Lyrically, the song explores themes of spiritual surrender and emotional exhaustion. Hill moves from pain and vulnerability—expressing feelings of insecurity, loss of identity, and emotional entrapment—to a sense of liberation and inner peace. By the end of the track, she makes references to spiritual peace, declaring "He's my peace of mind" while praising God as she cries, a moment that has been cited in reviews and scholarly analysis for its vulnerability and resistance to industry norms. According to Newsweek, the performance conveyed such authenticity that it felt "as if Hill is writing it on the spot". The song closes with a plea to "free your mind".

== Reception ==
Upon its release, MTV Unplugged No. 2.0 received a sharply divided response from critics, but "I Gotta Find Peace of Mind" was frequently cited as a standout from the album. TIME described the track as a defining moment of the performance, commenting "At the end of the first disc, on the standout 'I Gotta Find Peace of Mind,' she sings, 'Please don’t be mad with me, I have no identity / All that I've known is gone, all I was building on.' Then she breaks down in tears". Billboard referred to the song as one of the album's "golden nuggets", while The Washington Post called the nine-minute track a "cathartic plea for spiritual calm", and noted Hill's emotional delivery.

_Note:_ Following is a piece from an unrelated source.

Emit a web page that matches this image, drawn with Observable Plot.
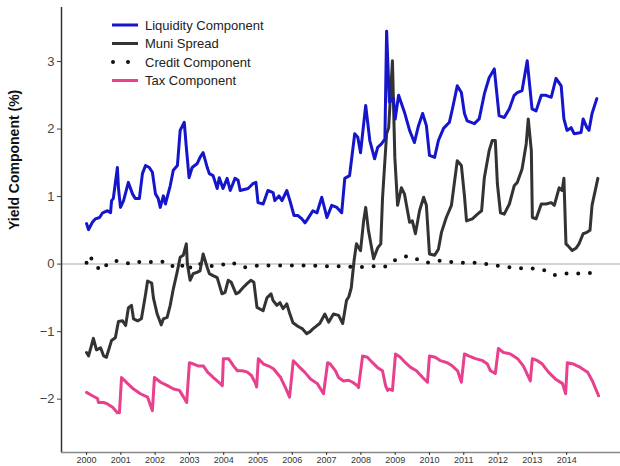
<!DOCTYPE html>
<html><head><meta charset="utf-8">
<script src="https://cdn.jsdelivr.net/npm/d3@7"></script>
<script src="https://cdn.jsdelivr.net/npm/@observablehq/plot@0.6"></script>
<style>body{margin:0;background:#fff;} #chart svg{display:block;}</style>
</head><body><div id="chart"></div>
<script>
const yearTicks = d3.range(2000, 2015);
const yTicks = [-2, -1, 0, 1, 2, 3];
const xDomain = [1999.27, 2015.57];
const yDomain = [-2.79, 3.80];
const yTitle = "Yield Component (%)";
const seriesNames = ["Liquidity Component", "Muni Spread", "Credit Component", "Tax Component"];
const seriesColors = ["#1515cc", "#333333", "#111111", "#e8408c"];

const liquidity = [[2000.00,0.60],[2000.06,0.51],[2000.17,0.62],[2000.26,0.67],[2000.38,0.69],[2000.47,0.76],[2000.61,0.79],[2000.70,0.76],[2000.73,0.94],[2000.78,0.97],[2000.90,1.43],[2000.93,1.13],[2000.99,0.84],[2001.08,0.94],[2001.22,1.21],[2001.34,1.04],[2001.42,0.97],[2001.54,0.97],[2001.63,1.34],[2001.72,1.46],[2001.83,1.43],[2001.92,1.36],[2002.01,1.04],[2002.09,0.97],[2002.15,0.84],[2002.24,1.01],[2002.30,0.89],[2002.44,1.16],[2002.53,1.39],[2002.65,1.46],[2002.73,1.98],[2002.85,2.10],[2002.91,1.73],[2002.99,1.28],[2003.08,1.43],[2003.23,1.49],[2003.31,1.58],[2003.40,1.65],[2003.52,1.43],[2003.58,1.34],[2003.69,1.31],[2003.81,1.12],[2003.87,1.28],[2003.98,1.12],[2004.10,1.27],[2004.19,1.09],[2004.33,1.27],[2004.42,1.24],[2004.48,1.09],[2004.71,1.12],[2004.85,1.19],[2004.94,1.21],[2005.00,0.91],[2005.15,0.89],[2005.29,1.09],[2005.44,1.06],[2005.49,0.94],[2005.61,1.01],[2005.70,0.94],[2005.84,1.09],[2005.93,0.94],[2006.05,0.72],[2006.16,0.72],[2006.28,0.67],[2006.37,0.61],[2006.45,0.67],[2006.60,0.79],[2006.72,0.76],[2006.86,0.99],[2007.01,0.69],[2007.15,0.87],[2007.30,0.84],[2007.44,0.76],[2007.53,1.27],[2007.67,1.31],[2007.82,1.93],[2007.91,1.88],[2007.99,1.65],[2008.14,2.35],[2008.26,1.83],[2008.40,1.56],[2008.49,1.73],[2008.60,1.78],[2008.70,1.85],[2008.75,3.45],[2008.83,2.40],[2008.95,2.45],[2009.00,2.15],[2009.10,2.50],[2009.27,2.25],[2009.42,1.98],[2009.56,1.80],[2009.68,2.05],[2009.80,2.23],[2009.91,2.05],[2010.00,1.61],[2010.15,1.58],[2010.26,1.83],[2010.41,2.01],[2010.58,2.10],[2010.67,2.30],[2010.81,2.64],[2010.93,2.54],[2011.02,2.23],[2011.10,2.12],[2011.31,2.08],[2011.45,2.15],[2011.60,2.52],[2011.74,2.76],[2011.89,2.89],[2012.03,2.20],[2012.18,2.17],[2012.33,2.30],[2012.47,2.50],[2012.56,2.54],[2012.70,2.57],[2012.85,3.01],[2012.99,2.30],[2013.11,2.27],[2013.26,2.50],[2013.40,2.50],[2013.55,2.47],[2013.69,2.75],[2013.84,2.64],[2013.92,2.15],[2014.01,1.98],[2014.13,2.02],[2014.22,1.93],[2014.42,1.95],[2014.48,2.15],[2014.59,2.02],[2014.65,1.98],[2014.74,2.23],[2014.88,2.45]];

const muniSpread = [[2000.00,-1.31],[2000.06,-1.36],[2000.20,-1.10],[2000.29,-1.27],[2000.41,-1.24],[2000.50,-1.36],[2000.58,-1.38],[2000.73,-1.13],[2000.84,-1.09],[2000.93,-0.85],[2001.05,-0.84],[2001.14,-0.91],[2001.22,-0.65],[2001.31,-0.61],[2001.37,-0.81],[2001.49,-0.84],[2001.60,-0.81],[2001.72,-0.45],[2001.78,-0.25],[2001.90,-0.28],[2001.95,-0.50],[2002.06,-0.74],[2002.18,-0.90],[2002.24,-0.81],[2002.35,-0.79],[2002.44,-0.61],[2002.53,-0.37],[2002.65,-0.10],[2002.73,0.10],[2002.82,0.13],[2002.91,0.30],[2002.94,0.00],[2003.02,-0.24],[2003.11,-0.14],[2003.23,-0.12],[2003.31,-0.10],[2003.40,0.15],[2003.52,-0.05],[2003.58,-0.14],[2003.69,-0.17],[2003.81,-0.20],[2003.95,-0.44],[2004.04,-0.42],[2004.13,-0.24],[2004.22,-0.27],[2004.36,-0.44],[2004.44,-0.42],[2004.56,-0.35],[2004.68,-0.29],[2004.79,-0.24],[2004.88,-0.27],[2004.97,-0.64],[2005.15,-0.69],[2005.26,-0.50],[2005.38,-0.44],[2005.44,-0.54],[2005.55,-0.61],[2005.64,-0.57],[2005.73,-0.66],[2005.84,-0.59],[2005.93,-0.74],[2006.02,-0.87],[2006.16,-0.92],[2006.30,-0.96],[2006.42,-1.03],[2006.52,-1.00],[2006.60,-0.96],[2006.72,-0.91],[2006.80,-0.88],[2006.95,-0.74],[2007.06,-0.86],[2007.20,-0.74],[2007.35,-0.76],[2007.47,-0.88],[2007.58,-0.54],[2007.65,-0.48],[2007.72,-0.35],[2007.80,0.05],[2007.87,0.30],[2007.99,0.20],[2008.08,0.64],[2008.14,0.84],[2008.22,0.50],[2008.37,0.08],[2008.49,0.24],[2008.58,0.30],[2008.63,0.97],[2008.75,1.93],[2008.81,2.02],[2008.92,3.01],[2008.99,1.58],[2009.07,0.87],[2009.18,1.13],[2009.27,1.04],[2009.42,0.62],[2009.50,0.64],[2009.59,0.45],[2009.71,0.79],[2009.83,0.99],[2009.91,0.87],[2010.00,0.15],[2010.15,0.13],[2010.26,0.22],[2010.35,0.47],[2010.49,0.69],[2010.64,0.87],[2010.81,1.53],[2010.93,1.46],[2011.02,1.01],[2011.08,0.64],[2011.25,0.67],[2011.40,0.74],[2011.52,0.79],[2011.60,1.28],[2011.74,1.68],[2011.83,1.83],[2011.92,1.83],[2011.98,1.19],[2012.07,0.76],[2012.18,0.74],[2012.33,0.89],[2012.47,1.16],[2012.56,1.21],[2012.70,1.41],[2012.82,1.78],[2012.88,2.15],[2012.97,1.68],[2013.00,0.69],[2013.11,0.67],[2013.26,0.89],[2013.40,0.89],[2013.55,0.91],[2013.64,0.87],[2013.78,1.13],[2013.87,1.09],[2013.92,1.27],[2013.98,0.30],[2014.04,0.27],[2014.16,0.20],[2014.28,0.24],[2014.36,0.30],[2014.48,0.45],[2014.59,0.47],[2014.68,0.50],[2014.74,0.87],[2014.91,1.27]];

const credit = [[2000.00,0.02],[2000.08,0.13],[2000.20,0.04],[2000.40,-0.10],[2000.65,0.02],[2000.80,0.05],[2001.00,0.04],[2001.30,0.00],[2001.60,0.04],[2001.90,0.03],[2002.20,0.04],[2002.45,-0.04],[2002.70,0.02],[2002.95,-0.10],[2003.10,0.00],[2003.40,0.00],[2003.60,-0.03],[2003.90,-0.02],[2004.20,0.03],[2004.60,-0.05],[2005.00,-0.02],[2005.50,-0.02],[2006.00,-0.02],[2006.50,-0.02],[2007.00,-0.03],[2007.50,-0.03],[2007.90,-0.05],[2008.30,-0.03],[2008.70,-0.04],[2008.90,0.03],[2009.10,0.09],[2009.40,0.12],[2009.60,0.08],[2009.90,0.02],[2010.30,0.05],[2010.65,0.03],[2011.00,0.02],[2011.40,0.02],[2011.80,-0.01],[2012.20,-0.04],[2012.55,-0.06],[2012.90,-0.06],[2013.30,-0.08],[2013.65,-0.16],[2014.00,-0.14],[2014.40,-0.14],[2014.75,-0.13]];

const tax = [[2000.00,-1.90],[2000.17,-1.95],[2000.32,-1.99],[2000.35,-2.05],[2000.50,-2.05],[2000.61,-2.07],[2000.76,-2.12],[2000.90,-2.20],[2000.96,-2.20],[2001.02,-1.68],[2001.20,-1.77],[2001.37,-1.85],[2001.57,-1.92],[2001.78,-1.97],[2001.92,-2.17],[2001.98,-1.68],[2002.16,-1.75],[2002.36,-1.80],[2002.54,-1.85],[2002.71,-1.87],[2002.83,-1.97],[2002.92,-2.05],[2003.00,-1.46],[2003.12,-1.48],[2003.27,-1.51],[2003.41,-1.51],[2003.53,-1.60],[2003.70,-1.68],[2003.90,-1.77],[2003.96,-1.80],[2003.99,-1.40],[2004.14,-1.40],[2004.29,-1.51],[2004.40,-1.58],[2004.55,-1.58],[2004.69,-1.60],[2004.81,-1.65],[2004.93,-1.77],[2004.96,-1.82],[2005.01,-1.40],[2005.16,-1.48],[2005.31,-1.51],[2005.45,-1.55],[2005.66,-1.68],[2005.80,-1.83],[2005.92,-1.97],[2006.03,-1.43],[2006.18,-1.51],[2006.36,-1.60],[2006.53,-1.70],[2006.73,-1.77],[2006.91,-1.92],[2007.03,-1.46],[2007.11,-1.48],[2007.26,-1.58],[2007.35,-1.68],[2007.49,-1.73],[2007.64,-1.72],[2007.76,-1.75],[2007.90,-1.80],[2007.93,-1.83],[2008.05,-1.36],[2008.19,-1.38],[2008.34,-1.46],[2008.48,-1.53],[2008.63,-1.58],[2008.72,-1.80],[2008.78,-1.87],[2008.83,-1.85],[2008.92,-1.87],[2009.01,-1.33],[2009.15,-1.38],[2009.30,-1.46],[2009.45,-1.53],[2009.62,-1.58],[2009.80,-1.68],[2009.94,-1.75],[2010.00,-1.36],[2010.17,-1.38],[2010.32,-1.43],[2010.52,-1.46],[2010.67,-1.51],[2010.82,-1.58],[2010.93,-1.75],[2011.02,-1.33],[2011.14,-1.36],[2011.34,-1.40],[2011.55,-1.43],[2011.69,-1.48],[2011.78,-1.58],[2011.92,-1.62],[2012.01,-1.25],[2012.16,-1.31],[2012.36,-1.33],[2012.57,-1.40],[2012.74,-1.51],[2012.94,-1.73],[2013.00,-1.40],[2013.15,-1.43],[2013.29,-1.48],[2013.47,-1.60],[2013.67,-1.70],[2013.88,-1.77],[2013.97,-1.92],[2014.02,-1.46],[2014.20,-1.48],[2014.40,-1.53],[2014.61,-1.60],[2014.75,-1.73],[2014.93,-1.95]];

const font = "'Liberation Sans', Arial, sans-serif";
const X = d => d[0], Y = d => d[1];

const plot = Plot.plot({
  width: 620, height: 466,
  marginLeft: 61, marginRight: 0, marginTop: 7, marginBottom: 14,
  style: {fontFamily: font, background: "#fff", overflow: "visible"},
  x: {domain: xDomain},
  y: {domain: yDomain},
  marks: [
    Plot.ruleY([0], {stroke: "#c4c4c4", strokeWidth: 1.5}),
    Plot.line(tax, {x: X, y: Y, stroke: seriesColors[3], strokeWidth: 3, strokeLinejoin: "round"}),
    Plot.line(credit, {x: X, y: Y, stroke: seriesColors[2], strokeWidth: 4, strokeLinecap: "round", strokeDasharray: "0 11.7"}),
    Plot.line(muniSpread, {x: X, y: Y, stroke: seriesColors[1], strokeWidth: 3, strokeLinejoin: "round"}),
    Plot.line(liquidity, {x: X, y: Y, stroke: seriesColors[0], strokeWidth: 3, strokeLinejoin: "round"}),
    Plot.ruleX([xDomain[0]], {stroke: "#333", strokeWidth: 1.5}),
    Plot.ruleY([yDomain[0]], {stroke: "#888", strokeWidth: 1.5}),
    Plot.axisY({ticks: yTicks, tickFormat: "d", tickSize: 4, tickPadding: 3, fontSize: 13, color: "#444", label: null}),
    Plot.axisX({ticks: yearTicks, tickFormat: "d", tickSize: 3, tickPadding: 1, fontSize: 9, color: "#333", label: null}),
    Plot.text([yTitle], {frameAnchor: "left", rotate: -90, dx: -47, fontSize: 14, fontWeight: "bold", fill: "#111"})
  ]
});

// legend inside the plot, top left
const svg = d3.select(plot);
const leg = svg.append("g").attr("font-family", font).attr("font-size", 13).attr("text-anchor", "start");
seriesNames.forEach((name, i) => {
  const yy = 25 + i * 18.5;
  const ln = leg.append("line").attr("x1", i === 2 ? 113 : 112).attr("x2", 138)
    .attr("y1", yy).attr("y2", yy).attr("stroke", seriesColors[i]);
  if (i === 2) ln.attr("stroke-width", 4).attr("stroke-linecap", "round").attr("stroke-dasharray", "0 15");
  else ln.attr("stroke-width", 3);
  leg.append("text").attr("x", 145).attr("y", yy).attr("dy", "0.35em").attr("fill", "#222").attr("text-anchor", "start").text(name);
});

document.getElementById("chart").append(plot);
</script>
</body></html>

In later years, Stereogum referred to it as "the most emblematic song" on the album, noting its extended length and Hill's emotional depth. Complex noted that the album and the song embraced imperfection, writing: "every crease, every wrinkle and every blemish is not only plainly visible, but asking to be celebrated".

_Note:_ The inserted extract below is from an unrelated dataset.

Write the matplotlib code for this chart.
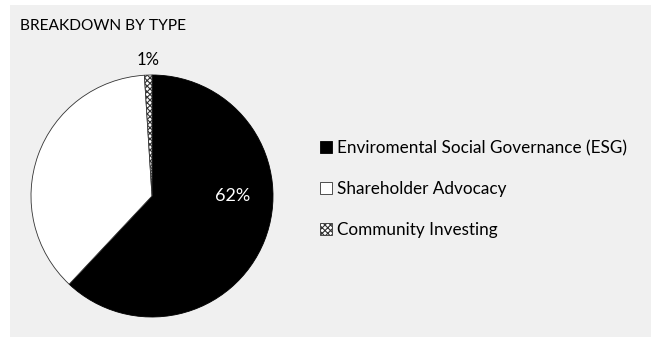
import matplotlib
matplotlib.use("Agg")
import matplotlib.pyplot as plt
from matplotlib.patches import Rectangle

categories = ["Enviromental Social Governance (ESG)", "Shareholder Advocacy", "Community Investing"]
values = [62, 37, 1]
shown_labels = ["62%", None, "1%"]
title = "BREAKDOWN BY TYPE"

plt.rcParams['font.family'] = ['Lato', 'DejaVu Sans']
plt.rcParams['hatch.linewidth'] = 0.8

W, H = 651, 337
fig = plt.figure(figsize=(W / 100, H / 100), dpi=100)
fig.patch.set_facecolor("white")
fig.patches.append(Rectangle((10 / W, -0.05), 1.1 - 10 / W, (H - 5) / H + 0.05, transform=fig.transFigure,
                             facecolor="#f0f0f0", edgecolor="none", zorder=-10))

cx, cy, r = 152, 196, 121
ax = fig.add_axes([(cx - r) / W, (H - cy - r) / H, 2 * r / W, 2 * r / H])
ax.axis("off")

wedges, _ = ax.pie(values, startangle=90, counterclock=False, radius=1,
                   colors=["black", "white", "white"],
                   wedgeprops=dict(edgecolor="#333333", linewidth=0.6))
wedges[0].set_edgecolor("black")
wedges[2].set_hatch("xxxxxx")
ax.set_xlim(-1, 1)
ax.set_ylim(-1, 1)
ax.set_aspect("equal")

# labels
ax.text(0.67, 0.0, shown_labels[0], color="white", fontsize=13, ha="center", va="center")
ax.text(-0.03, 1.12, shown_labels[2], color="black", fontsize=12, ha="center", va="center")

fig.text(20 / W, 1 - 26 / H, title, fontsize=11.2, ha="left", va="center")

leg = fig.legend(wedges, categories, loc="center left",
                 bbox_to_anchor=(313 / W, 1 - 189 / H), frameon=False,
                 fontsize=12.3, handlelength=0.7, handleheight=0.7,
                 handletextpad=0.3, labelspacing=1.45, borderaxespad=0)

fig.savefig("out.png", dpi=100, facecolor=fig.get_facecolor())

== Legacy and cultural impact ==
"I Gotta Find Peace of Mind" has often been cited in discussions of self-love in mental health–focused articles. In an interview, Nigerian singer Tems cited "I Gotta Find Peace of Mind" as a major inspiration in her youth, describing it as deeply spiritual and saying she could "feel the energy on it." In an interview, she said the song influenced her interest in creating music that she described as a "release" and reflective of her spirit.

In 2018, rapper A$AP Rocky sampled "I Gotta Find Peace of Mind" for the final track "Purity" on his album Testing, featuring Frank Ocean. Pitchfork described the track as "an ethereal backdrop" and placed it within a wider trend of artists sampling Hill that year. British singer Jorja Smith included "I Gotta Find Peace of Mind" on a list of songs that inspired her to pursue music. Doechii described the song as one that "blew her mind" as a teenager, adding that she often revisits it.

The song has been included on playlists curated by around themes of Black liberation, inner peace, and cultural influence by artists such as Dej Loaf and Lecrae, Rapsody, and actress Andra Day, as well as on Pandora's The Black Panthers: Vanguard of the Revolution inspired playlist. It has also been cited by ballerina Misty Copeland as a personal favorite, and by Texas Longhorns basketball player Tre Johnson as his pregame song of choice. Actor Michael K. Williams included the track in his character preparation playlists for The Wire, where he portrayed Omar Little. Actress Cristin Milioti described the performance as "a masterpiece" and praised Hill's vulnerability in front of a live audience, stating "Just a brilliant woman and her guitar, alone on stage, working through it".

== Academic analysis ==
In his 2021 book How to Go Mad Without Losing Your Mind: Madness and Black Radical Creativity, scholar La Marr Jurelle Bruce describes "I Gotta Find Peace of Mind" as a "nine-minute testimony of a woman rebuking an emotional abuser, vanquishing self-doubt", which Bruce characterized as a moment of emotional clarity and an example of radical truth-telling. In a 2022 essay for America, theologian David Meconi interpreted Hill's performance in "Peace of Mind" as a prophetic act, comparing her to biblical figures like Isaiah and John the Baptist. He wrote that Hill "brings whoever is willing to listen through a journey toward the ultimate answer to our mental and spiritual slavery", and cited her weeping in the song as a moment of divine vulnerability and clarity.

Similarly, a 2023 academic analysis from the University of Texas describes the song as a departure from Hill's public image after the release of The Miseducation of Lauryn Hill. The performance was interpreted as a rejection of the "genius" and "prophet" archetypes.